Required work => Look for the line containing "Emit a Python" and the line containing "ax.spines['bottom'].set_linewidth(1.3)" in the entries below. Copy those two and all lines between them exactly, leaving out pictures.

Entries =>
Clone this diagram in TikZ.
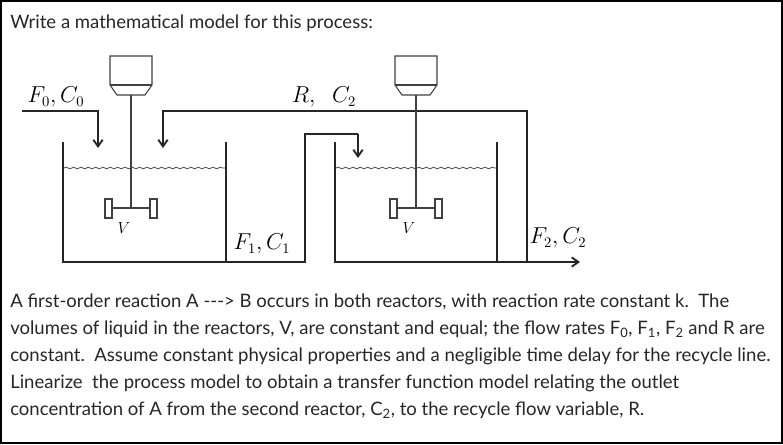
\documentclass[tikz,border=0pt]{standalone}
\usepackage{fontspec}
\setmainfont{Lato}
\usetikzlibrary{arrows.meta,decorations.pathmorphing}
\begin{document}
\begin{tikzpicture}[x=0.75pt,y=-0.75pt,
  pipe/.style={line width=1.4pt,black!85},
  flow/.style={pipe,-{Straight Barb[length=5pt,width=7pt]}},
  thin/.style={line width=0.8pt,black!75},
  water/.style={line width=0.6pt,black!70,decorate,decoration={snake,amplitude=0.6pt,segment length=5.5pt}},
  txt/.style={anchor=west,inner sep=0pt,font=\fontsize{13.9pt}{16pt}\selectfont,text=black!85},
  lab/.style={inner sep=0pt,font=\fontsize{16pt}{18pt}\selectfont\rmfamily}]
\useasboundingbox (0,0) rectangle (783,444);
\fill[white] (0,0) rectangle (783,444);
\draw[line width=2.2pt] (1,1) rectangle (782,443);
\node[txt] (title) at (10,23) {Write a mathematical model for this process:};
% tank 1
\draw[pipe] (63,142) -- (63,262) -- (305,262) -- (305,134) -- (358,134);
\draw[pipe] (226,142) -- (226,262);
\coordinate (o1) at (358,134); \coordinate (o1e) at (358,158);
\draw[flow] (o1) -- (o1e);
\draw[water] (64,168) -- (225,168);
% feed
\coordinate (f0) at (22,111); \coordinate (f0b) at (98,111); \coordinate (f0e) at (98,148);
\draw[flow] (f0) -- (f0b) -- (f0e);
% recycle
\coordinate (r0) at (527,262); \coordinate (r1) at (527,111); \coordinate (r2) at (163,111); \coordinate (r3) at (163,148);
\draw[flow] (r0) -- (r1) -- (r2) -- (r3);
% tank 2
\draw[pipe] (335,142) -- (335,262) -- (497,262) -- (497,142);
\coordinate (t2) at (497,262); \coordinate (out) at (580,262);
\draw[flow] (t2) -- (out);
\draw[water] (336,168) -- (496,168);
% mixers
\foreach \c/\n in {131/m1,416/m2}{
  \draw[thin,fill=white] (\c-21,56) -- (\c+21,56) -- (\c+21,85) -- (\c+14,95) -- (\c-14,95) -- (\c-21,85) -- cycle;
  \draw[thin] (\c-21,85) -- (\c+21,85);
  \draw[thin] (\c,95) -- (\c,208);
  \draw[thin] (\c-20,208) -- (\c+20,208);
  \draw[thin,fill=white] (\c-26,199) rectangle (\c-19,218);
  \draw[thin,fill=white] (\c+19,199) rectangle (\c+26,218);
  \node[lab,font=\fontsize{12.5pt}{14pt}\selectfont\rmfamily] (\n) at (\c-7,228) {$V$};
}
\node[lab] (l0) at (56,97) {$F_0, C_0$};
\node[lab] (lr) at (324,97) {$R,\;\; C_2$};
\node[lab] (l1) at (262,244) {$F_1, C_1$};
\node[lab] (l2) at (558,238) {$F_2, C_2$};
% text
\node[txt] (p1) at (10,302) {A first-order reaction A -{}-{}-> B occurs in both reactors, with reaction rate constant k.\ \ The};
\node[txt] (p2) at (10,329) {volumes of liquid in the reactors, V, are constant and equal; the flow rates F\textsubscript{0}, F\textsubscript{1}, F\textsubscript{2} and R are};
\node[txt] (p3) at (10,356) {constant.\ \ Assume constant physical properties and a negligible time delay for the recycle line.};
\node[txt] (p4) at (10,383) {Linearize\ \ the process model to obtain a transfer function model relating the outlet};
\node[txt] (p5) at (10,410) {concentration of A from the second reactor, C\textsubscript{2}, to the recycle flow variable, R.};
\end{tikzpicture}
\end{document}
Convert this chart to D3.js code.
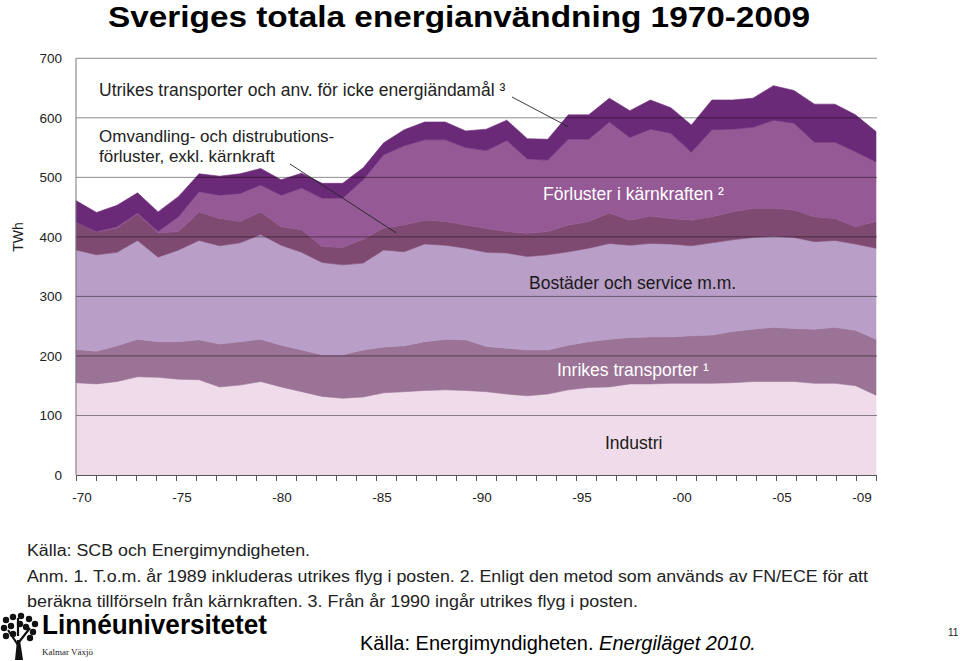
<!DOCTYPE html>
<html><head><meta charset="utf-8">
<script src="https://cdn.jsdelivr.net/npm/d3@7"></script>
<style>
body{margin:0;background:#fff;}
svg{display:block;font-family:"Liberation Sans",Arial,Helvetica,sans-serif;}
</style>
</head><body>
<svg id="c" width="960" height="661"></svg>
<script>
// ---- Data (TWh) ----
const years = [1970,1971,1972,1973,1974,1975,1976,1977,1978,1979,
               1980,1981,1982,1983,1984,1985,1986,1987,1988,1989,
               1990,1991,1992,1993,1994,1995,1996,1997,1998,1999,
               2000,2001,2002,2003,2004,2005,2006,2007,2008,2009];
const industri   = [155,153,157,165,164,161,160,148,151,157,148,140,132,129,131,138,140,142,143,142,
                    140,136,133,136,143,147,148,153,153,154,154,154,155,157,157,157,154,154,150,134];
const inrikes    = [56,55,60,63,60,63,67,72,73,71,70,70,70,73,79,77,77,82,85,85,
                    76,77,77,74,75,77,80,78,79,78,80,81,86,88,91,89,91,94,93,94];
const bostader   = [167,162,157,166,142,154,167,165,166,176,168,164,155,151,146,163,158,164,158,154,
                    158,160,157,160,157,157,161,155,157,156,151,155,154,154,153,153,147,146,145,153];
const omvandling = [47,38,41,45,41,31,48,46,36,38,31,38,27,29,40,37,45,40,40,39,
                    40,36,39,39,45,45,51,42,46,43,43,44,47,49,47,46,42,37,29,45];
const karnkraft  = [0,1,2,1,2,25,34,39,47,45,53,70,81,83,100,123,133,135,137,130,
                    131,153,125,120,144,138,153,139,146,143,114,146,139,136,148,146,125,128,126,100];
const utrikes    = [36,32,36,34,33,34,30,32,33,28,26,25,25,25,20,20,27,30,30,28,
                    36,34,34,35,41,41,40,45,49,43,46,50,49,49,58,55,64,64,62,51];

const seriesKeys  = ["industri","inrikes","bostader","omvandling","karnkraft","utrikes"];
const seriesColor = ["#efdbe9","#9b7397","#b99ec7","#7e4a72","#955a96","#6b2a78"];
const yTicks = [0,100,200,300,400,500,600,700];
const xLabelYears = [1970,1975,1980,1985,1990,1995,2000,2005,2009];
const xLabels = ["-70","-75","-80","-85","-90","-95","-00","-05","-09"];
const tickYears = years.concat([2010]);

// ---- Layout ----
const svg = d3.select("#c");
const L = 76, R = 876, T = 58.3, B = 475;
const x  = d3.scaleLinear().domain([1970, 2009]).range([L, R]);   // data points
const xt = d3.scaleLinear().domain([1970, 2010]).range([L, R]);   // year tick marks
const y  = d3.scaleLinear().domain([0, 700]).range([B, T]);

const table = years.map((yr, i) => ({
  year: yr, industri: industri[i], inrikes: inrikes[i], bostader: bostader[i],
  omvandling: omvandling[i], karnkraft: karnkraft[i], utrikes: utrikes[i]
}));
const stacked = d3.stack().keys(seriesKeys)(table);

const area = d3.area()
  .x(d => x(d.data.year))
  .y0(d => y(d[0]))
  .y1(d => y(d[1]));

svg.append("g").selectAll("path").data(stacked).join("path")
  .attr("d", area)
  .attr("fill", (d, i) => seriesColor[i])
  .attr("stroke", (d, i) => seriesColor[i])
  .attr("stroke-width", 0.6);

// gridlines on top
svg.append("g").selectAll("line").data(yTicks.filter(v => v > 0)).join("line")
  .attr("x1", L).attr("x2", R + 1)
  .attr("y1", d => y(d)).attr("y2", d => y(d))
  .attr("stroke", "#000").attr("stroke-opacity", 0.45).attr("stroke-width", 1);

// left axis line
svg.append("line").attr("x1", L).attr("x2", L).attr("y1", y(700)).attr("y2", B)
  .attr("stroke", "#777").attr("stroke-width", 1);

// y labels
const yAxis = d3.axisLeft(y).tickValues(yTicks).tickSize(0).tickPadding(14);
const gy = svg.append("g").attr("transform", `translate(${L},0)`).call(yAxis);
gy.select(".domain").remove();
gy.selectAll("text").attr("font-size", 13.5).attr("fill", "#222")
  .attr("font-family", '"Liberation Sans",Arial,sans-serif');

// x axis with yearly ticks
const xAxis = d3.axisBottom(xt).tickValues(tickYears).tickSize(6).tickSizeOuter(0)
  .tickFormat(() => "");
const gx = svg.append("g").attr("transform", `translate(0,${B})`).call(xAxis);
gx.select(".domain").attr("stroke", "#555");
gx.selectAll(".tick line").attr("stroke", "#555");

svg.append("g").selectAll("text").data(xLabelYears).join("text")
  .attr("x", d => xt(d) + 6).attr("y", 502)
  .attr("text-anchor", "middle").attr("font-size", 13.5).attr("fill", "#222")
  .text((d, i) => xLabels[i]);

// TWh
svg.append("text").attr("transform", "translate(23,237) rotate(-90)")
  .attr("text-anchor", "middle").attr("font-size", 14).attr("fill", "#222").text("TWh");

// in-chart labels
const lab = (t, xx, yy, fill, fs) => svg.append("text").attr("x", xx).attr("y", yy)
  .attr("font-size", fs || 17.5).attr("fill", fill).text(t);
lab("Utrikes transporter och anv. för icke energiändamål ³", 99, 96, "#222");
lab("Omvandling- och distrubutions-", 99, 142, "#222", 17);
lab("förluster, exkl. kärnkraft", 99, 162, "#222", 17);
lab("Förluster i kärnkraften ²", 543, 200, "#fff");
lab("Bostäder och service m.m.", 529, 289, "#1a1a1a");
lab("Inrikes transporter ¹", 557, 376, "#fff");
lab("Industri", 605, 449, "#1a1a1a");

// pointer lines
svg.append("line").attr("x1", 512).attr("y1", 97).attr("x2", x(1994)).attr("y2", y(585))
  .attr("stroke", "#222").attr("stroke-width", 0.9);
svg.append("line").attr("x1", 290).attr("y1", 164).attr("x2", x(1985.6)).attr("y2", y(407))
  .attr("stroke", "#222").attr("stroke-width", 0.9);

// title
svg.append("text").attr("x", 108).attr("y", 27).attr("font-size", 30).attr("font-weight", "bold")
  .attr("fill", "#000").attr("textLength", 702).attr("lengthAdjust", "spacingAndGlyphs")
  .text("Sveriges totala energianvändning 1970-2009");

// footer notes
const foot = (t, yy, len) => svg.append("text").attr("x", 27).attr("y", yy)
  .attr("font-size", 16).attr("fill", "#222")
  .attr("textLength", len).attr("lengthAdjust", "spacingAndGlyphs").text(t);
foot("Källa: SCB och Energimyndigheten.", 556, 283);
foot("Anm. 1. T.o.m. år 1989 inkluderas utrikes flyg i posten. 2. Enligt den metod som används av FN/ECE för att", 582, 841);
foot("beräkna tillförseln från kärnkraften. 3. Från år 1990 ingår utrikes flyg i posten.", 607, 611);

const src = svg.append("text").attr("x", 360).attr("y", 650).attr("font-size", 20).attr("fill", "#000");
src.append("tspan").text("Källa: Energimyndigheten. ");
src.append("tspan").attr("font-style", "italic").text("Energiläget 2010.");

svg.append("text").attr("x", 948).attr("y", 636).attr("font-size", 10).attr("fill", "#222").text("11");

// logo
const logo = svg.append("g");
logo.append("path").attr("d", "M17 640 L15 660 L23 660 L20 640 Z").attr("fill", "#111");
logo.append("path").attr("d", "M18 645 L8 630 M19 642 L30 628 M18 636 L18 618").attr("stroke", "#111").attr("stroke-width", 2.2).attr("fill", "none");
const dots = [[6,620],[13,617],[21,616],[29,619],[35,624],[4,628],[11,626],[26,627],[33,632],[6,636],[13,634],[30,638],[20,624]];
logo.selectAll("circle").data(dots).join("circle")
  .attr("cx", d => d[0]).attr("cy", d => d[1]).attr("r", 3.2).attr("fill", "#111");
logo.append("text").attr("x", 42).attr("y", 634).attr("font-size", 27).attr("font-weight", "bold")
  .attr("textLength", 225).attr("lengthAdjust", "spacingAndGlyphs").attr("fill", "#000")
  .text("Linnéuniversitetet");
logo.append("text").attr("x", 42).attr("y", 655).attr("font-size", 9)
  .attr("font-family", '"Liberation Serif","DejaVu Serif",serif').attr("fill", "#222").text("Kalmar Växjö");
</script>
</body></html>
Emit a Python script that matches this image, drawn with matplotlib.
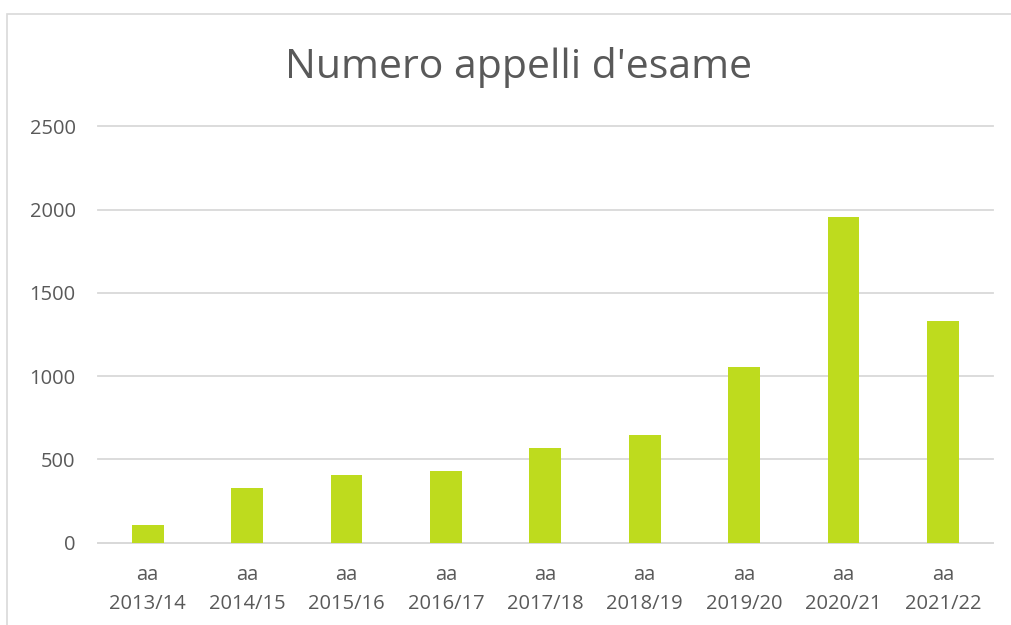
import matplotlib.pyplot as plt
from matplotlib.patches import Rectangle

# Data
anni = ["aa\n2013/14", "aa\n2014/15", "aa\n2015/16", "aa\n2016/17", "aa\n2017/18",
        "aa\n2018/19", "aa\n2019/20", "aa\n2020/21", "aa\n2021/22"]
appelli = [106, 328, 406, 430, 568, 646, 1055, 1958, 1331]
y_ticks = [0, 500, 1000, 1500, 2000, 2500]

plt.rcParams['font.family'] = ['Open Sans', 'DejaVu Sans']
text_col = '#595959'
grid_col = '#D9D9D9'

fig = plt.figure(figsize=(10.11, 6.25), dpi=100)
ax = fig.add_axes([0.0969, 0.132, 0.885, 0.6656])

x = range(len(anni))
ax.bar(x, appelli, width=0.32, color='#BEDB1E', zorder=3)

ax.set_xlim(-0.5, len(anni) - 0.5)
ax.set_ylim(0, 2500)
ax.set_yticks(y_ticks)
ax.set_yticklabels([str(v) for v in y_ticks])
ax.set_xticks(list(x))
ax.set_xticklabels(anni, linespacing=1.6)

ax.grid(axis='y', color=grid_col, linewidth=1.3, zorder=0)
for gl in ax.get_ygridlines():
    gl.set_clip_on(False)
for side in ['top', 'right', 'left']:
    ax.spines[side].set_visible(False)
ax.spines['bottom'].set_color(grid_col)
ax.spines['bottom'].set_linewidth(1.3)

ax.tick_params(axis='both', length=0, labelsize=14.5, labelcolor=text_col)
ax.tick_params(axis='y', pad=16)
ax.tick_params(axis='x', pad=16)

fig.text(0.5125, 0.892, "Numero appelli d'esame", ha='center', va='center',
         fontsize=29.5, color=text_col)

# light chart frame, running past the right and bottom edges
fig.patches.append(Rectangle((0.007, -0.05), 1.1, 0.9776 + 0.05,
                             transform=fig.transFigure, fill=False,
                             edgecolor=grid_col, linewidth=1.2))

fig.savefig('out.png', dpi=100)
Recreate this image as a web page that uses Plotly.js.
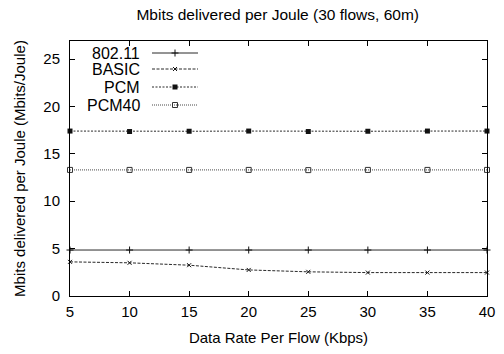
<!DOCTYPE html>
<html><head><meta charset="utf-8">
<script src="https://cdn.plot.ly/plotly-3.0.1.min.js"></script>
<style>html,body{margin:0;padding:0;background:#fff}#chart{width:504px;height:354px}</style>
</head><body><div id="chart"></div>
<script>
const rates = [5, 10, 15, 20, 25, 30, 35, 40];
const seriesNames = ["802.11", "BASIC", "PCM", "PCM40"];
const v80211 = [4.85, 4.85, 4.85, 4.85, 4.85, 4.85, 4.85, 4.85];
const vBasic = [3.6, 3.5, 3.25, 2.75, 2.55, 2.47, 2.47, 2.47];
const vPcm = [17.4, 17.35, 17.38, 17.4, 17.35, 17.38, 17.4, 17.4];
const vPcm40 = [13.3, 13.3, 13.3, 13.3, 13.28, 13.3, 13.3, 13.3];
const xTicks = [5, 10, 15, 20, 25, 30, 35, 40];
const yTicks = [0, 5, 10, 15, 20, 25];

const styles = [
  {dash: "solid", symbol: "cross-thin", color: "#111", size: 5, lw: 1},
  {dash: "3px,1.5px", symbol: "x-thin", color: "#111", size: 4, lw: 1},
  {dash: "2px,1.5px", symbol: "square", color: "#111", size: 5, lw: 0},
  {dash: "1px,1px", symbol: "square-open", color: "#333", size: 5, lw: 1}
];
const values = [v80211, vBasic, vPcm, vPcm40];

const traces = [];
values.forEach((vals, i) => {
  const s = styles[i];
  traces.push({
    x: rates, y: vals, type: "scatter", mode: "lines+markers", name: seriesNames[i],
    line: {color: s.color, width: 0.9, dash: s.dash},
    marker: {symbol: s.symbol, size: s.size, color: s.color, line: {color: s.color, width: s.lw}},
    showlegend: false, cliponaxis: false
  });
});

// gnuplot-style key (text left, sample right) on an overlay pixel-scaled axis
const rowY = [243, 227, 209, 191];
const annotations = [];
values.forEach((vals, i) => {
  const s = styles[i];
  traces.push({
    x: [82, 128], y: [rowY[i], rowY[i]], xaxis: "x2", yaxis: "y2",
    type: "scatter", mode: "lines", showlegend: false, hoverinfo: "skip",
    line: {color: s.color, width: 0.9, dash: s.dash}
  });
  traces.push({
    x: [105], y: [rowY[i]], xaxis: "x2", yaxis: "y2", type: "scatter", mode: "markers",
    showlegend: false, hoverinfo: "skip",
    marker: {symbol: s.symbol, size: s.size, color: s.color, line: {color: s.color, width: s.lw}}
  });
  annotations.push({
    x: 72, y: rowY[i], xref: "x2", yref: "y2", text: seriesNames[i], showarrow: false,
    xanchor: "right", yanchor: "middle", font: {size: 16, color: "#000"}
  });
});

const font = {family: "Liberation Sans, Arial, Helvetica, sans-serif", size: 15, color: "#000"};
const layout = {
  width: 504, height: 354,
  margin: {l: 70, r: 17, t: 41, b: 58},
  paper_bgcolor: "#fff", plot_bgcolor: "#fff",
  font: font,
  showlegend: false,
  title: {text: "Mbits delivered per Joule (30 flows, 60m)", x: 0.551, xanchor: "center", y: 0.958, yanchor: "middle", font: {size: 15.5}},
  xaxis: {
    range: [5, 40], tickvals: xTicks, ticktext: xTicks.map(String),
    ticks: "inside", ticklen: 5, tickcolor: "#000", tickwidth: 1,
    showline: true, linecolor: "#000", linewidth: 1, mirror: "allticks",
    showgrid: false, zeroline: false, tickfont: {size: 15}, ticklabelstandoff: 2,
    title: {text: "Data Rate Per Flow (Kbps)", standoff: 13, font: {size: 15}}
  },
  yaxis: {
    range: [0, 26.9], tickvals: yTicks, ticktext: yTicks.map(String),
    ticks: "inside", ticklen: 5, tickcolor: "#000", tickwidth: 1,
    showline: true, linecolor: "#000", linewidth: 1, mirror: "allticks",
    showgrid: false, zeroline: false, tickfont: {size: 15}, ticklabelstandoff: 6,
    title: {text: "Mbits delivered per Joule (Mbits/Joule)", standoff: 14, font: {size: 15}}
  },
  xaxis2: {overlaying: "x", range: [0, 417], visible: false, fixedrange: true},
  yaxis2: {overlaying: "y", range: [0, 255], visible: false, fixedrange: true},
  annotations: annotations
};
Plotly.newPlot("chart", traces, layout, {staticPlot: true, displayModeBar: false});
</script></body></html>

Solution to the problem =>
Emit a Python script that matches this image, drawn with matplotlib.
import matplotlib.pyplot as plt
from matplotlib.patches import Rectangle

# Data
anni = ["aa\n2013/14", "aa\n2014/15", "aa\n2015/16", "aa\n2016/17", "aa\n2017/18",
        "aa\n2018/19", "aa\n2019/20", "aa\n2020/21", "aa\n2021/22"]
appelli = [106, 328, 406, 430, 568, 646, 1055, 1958, 1331]
y_ticks = [0, 500, 1000, 1500, 2000, 2500]

plt.rcParams['font.family'] = ['Open Sans', 'DejaVu Sans']
text_col = '#595959'
grid_col = '#D9D9D9'

fig = plt.figure(figsize=(10.11, 6.25), dpi=100)
ax = fig.add_axes([0.0969, 0.132, 0.885, 0.6656])

x = range(len(anni))
ax.bar(x, appelli, width=0.32, color='#BEDB1E', zorder=3)

ax.set_xlim(-0.5, len(anni) - 0.5)
ax.set_ylim(0, 2500)
ax.set_yticks(y_ticks)
ax.set_yticklabels([str(v) for v in y_ticks])
ax.set_xticks(list(x))
ax.set_xticklabels(anni, linespacing=1.6)

ax.grid(axis='y', color=grid_col, linewidth=1.3, zorder=0)
for gl in ax.get_ygridlines():
    gl.set_clip_on(False)
for side in ['top', 'right', 'left']:
    ax.spines[side].set_visible(False)
ax.spines['bottom'].set_color(grid_col)
ax.spines['bottom'].set_linewidth(1.3)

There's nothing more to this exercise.